• [EXERCISE REQUIREMENTS]:
Leave the pictures out, and output exactly the lines from the one containing "Output the web" through the one containing "var na61KmErr = [0.08, 0.025];".

A run of records
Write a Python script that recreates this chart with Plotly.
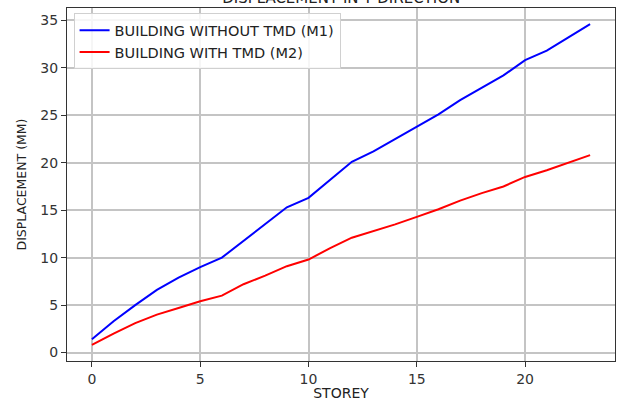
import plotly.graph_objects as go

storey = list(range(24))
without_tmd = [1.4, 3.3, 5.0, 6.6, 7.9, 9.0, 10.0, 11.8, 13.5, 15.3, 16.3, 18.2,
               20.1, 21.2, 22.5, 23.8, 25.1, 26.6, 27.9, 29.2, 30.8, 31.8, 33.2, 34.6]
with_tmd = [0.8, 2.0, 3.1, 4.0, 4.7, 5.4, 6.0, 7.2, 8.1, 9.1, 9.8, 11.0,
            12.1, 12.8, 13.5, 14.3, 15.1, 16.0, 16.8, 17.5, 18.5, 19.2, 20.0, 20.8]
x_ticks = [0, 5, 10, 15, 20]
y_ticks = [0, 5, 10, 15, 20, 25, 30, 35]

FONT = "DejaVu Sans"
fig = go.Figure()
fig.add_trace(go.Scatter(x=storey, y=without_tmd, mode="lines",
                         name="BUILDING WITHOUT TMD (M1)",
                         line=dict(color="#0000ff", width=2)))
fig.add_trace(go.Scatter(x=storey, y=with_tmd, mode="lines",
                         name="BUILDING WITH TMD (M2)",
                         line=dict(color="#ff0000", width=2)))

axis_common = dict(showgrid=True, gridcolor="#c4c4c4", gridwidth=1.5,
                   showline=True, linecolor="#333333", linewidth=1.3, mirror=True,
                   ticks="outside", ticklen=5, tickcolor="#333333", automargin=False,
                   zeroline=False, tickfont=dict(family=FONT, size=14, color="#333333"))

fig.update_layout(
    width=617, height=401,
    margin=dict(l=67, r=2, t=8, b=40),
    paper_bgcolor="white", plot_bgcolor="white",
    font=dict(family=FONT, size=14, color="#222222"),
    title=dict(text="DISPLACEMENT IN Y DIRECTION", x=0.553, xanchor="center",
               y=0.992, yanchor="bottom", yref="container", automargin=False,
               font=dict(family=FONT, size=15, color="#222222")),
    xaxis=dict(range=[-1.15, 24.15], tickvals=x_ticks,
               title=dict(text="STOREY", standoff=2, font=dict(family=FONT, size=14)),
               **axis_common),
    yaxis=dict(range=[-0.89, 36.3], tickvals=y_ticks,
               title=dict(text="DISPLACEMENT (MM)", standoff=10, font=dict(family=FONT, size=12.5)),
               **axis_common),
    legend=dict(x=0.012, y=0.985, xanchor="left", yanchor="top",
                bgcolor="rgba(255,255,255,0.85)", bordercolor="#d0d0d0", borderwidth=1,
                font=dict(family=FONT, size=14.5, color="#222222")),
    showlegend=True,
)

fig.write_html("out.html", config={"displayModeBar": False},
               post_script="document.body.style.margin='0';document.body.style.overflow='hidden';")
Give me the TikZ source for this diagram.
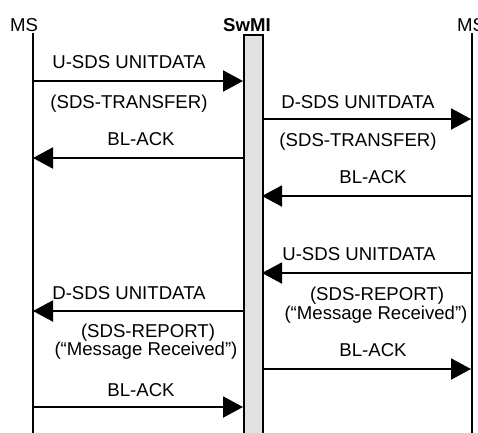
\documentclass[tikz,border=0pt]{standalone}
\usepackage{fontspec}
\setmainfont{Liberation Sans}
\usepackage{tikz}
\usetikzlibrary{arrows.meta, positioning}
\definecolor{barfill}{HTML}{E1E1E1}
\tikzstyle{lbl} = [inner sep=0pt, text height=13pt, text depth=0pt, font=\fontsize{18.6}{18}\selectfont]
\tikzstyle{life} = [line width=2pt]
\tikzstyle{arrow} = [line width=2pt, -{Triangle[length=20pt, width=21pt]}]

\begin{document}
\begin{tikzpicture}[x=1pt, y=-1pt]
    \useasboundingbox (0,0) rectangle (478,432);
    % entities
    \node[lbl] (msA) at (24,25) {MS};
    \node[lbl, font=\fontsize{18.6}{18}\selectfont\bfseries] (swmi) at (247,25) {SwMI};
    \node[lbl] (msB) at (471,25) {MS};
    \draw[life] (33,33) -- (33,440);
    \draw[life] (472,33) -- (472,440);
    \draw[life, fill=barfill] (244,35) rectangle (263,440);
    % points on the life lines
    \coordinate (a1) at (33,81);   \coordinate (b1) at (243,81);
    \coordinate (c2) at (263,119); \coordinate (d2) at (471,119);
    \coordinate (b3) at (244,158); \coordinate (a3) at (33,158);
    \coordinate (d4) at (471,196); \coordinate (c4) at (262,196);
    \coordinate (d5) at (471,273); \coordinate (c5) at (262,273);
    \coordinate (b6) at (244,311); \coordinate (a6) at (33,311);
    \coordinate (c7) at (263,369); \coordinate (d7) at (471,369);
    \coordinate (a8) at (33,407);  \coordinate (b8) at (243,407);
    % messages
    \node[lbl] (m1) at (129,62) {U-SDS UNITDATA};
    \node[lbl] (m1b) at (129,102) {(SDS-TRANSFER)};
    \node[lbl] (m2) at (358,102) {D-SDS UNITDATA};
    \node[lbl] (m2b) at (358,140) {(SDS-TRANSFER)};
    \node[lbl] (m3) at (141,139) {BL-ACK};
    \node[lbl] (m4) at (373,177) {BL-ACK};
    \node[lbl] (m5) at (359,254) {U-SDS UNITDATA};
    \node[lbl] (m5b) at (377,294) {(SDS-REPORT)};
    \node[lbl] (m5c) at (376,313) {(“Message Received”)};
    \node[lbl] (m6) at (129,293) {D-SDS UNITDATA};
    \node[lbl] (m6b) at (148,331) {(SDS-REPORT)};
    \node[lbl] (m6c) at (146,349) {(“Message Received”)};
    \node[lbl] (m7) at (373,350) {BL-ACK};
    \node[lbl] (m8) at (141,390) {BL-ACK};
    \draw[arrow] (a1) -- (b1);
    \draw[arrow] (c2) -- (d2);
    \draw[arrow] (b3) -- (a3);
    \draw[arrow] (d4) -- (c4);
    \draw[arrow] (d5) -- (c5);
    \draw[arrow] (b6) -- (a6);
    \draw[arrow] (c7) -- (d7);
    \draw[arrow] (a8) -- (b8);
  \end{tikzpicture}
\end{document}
--
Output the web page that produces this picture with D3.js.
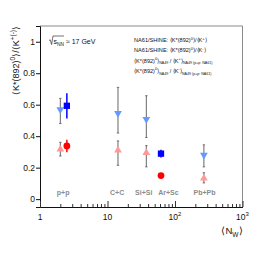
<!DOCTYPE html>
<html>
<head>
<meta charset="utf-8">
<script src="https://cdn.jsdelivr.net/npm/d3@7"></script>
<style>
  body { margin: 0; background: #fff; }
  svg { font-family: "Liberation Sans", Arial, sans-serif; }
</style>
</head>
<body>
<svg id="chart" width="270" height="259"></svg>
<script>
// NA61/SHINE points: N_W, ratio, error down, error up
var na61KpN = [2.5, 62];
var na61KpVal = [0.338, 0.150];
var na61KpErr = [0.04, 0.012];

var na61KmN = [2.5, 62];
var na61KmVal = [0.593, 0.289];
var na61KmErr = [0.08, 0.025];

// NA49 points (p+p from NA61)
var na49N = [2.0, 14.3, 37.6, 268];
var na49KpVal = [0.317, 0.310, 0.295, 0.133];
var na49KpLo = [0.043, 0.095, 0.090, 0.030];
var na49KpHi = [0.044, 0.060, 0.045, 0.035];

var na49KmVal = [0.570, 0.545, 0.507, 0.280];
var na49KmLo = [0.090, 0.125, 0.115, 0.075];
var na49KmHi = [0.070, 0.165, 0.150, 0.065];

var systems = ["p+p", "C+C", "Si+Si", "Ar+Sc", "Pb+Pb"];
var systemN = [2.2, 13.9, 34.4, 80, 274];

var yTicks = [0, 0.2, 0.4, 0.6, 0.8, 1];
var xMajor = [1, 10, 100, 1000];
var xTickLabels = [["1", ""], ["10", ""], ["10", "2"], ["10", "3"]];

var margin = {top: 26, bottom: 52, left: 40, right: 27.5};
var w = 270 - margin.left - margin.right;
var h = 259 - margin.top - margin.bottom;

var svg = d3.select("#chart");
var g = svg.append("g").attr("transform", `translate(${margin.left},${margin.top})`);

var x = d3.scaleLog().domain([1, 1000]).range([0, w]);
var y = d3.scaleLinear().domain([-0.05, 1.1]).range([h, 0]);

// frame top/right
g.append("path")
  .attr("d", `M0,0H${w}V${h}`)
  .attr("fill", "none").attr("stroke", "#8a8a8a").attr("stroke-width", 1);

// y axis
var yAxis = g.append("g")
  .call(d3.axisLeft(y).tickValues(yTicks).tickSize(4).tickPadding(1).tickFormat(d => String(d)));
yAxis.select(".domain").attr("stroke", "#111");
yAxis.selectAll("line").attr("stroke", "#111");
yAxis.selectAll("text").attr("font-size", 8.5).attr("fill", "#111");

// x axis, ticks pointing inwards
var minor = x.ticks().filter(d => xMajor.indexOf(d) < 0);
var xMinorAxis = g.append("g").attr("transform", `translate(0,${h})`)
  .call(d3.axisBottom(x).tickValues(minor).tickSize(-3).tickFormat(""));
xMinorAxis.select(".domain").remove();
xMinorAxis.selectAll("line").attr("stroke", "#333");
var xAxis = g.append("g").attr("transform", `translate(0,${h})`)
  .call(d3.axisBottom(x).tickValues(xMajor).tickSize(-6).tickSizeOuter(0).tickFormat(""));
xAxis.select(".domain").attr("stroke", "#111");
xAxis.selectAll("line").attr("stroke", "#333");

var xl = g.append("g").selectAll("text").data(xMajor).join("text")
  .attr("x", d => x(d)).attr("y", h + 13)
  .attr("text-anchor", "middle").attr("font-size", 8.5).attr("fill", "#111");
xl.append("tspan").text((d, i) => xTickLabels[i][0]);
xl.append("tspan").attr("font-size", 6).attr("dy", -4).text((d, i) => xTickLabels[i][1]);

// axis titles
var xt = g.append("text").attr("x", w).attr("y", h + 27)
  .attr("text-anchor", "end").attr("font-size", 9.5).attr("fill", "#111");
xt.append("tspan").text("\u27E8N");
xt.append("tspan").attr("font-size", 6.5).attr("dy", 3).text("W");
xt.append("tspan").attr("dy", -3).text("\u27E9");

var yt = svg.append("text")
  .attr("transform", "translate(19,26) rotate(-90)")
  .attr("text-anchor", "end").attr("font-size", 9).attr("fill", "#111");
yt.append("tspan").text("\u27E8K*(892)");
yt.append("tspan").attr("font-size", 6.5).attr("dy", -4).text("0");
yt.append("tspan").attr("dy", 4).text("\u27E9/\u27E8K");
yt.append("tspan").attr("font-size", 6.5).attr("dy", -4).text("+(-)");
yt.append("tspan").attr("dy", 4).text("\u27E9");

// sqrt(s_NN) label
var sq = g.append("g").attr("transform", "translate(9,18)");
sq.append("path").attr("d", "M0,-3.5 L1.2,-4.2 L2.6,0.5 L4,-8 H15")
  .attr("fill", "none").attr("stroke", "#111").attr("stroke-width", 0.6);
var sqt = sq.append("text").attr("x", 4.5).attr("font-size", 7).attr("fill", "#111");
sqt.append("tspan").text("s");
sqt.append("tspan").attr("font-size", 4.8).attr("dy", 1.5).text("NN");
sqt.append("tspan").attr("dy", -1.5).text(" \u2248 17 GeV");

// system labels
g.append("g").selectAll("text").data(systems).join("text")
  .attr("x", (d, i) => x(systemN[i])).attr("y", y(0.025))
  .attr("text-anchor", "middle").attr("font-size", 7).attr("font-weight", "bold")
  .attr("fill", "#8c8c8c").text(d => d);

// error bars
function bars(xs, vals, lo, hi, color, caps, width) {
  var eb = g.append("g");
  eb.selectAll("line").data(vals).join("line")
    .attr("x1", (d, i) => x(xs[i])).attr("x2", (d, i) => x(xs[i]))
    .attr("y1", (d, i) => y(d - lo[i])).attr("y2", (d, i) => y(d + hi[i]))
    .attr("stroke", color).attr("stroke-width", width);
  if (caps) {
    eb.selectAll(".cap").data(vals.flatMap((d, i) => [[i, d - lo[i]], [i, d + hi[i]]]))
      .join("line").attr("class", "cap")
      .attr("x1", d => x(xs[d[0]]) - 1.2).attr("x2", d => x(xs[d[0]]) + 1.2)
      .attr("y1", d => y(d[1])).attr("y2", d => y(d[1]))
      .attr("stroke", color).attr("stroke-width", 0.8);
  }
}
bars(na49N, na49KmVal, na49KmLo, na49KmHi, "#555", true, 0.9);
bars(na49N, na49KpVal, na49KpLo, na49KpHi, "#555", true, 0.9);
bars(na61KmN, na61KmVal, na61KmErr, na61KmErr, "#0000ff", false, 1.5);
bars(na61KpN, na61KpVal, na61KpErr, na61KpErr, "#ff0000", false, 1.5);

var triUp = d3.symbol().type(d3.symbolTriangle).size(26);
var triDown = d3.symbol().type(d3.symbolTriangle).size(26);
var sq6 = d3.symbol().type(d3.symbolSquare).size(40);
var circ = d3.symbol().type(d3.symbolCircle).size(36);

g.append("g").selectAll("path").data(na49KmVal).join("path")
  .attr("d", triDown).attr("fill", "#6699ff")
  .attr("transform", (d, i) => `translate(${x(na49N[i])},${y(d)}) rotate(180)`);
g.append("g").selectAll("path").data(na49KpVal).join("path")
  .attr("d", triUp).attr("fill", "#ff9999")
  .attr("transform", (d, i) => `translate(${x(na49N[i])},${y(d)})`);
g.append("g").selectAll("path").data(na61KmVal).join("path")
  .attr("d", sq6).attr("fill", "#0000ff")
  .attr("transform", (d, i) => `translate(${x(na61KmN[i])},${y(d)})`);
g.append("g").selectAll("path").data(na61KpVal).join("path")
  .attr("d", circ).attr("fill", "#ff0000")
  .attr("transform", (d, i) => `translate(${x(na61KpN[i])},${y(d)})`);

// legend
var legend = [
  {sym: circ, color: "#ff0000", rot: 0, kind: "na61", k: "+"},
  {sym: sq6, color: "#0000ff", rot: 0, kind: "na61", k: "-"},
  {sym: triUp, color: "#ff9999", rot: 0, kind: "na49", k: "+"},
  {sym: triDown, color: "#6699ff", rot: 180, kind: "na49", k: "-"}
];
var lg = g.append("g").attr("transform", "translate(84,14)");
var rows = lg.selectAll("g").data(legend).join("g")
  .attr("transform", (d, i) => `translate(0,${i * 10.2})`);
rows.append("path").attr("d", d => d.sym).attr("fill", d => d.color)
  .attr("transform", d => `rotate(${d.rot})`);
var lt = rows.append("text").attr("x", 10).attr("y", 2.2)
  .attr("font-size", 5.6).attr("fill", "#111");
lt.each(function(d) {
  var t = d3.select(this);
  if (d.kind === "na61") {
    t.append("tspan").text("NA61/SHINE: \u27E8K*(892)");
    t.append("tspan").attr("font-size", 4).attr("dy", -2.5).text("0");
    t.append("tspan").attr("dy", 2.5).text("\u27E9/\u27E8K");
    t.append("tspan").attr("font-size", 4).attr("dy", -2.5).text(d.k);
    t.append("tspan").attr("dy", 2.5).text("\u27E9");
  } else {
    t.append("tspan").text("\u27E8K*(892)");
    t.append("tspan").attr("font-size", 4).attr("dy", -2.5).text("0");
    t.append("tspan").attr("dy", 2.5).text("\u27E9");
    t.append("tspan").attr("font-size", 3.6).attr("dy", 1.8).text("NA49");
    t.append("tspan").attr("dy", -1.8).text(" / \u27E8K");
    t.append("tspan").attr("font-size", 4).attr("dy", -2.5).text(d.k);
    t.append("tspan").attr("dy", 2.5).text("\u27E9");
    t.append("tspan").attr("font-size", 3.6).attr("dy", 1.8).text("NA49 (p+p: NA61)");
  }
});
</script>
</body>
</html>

• [RESULT BELOW]:
Output the web page that produces this picture with D3.js.
<!DOCTYPE html>
<html>
<head>
<meta charset="utf-8">
<script src="https://cdn.jsdelivr.net/npm/d3@7"></script>
<style>
  body { margin: 0; background: #fff; }
  svg { font-family: "Liberation Sans", Arial, sans-serif; }
</style>
</head>
<body>
<svg id="chart" width="270" height="259"></svg>
<script>
// NA61/SHINE points: N_W, ratio, error down, error up
var na61KpN = [2.5, 62];
var na61KpVal = [0.338, 0.150];
var na61KpErr = [0.04, 0.012];

var na61KmN = [2.5, 62];
var na61KmVal = [0.593, 0.289];
var na61KmErr = [0.08, 0.025];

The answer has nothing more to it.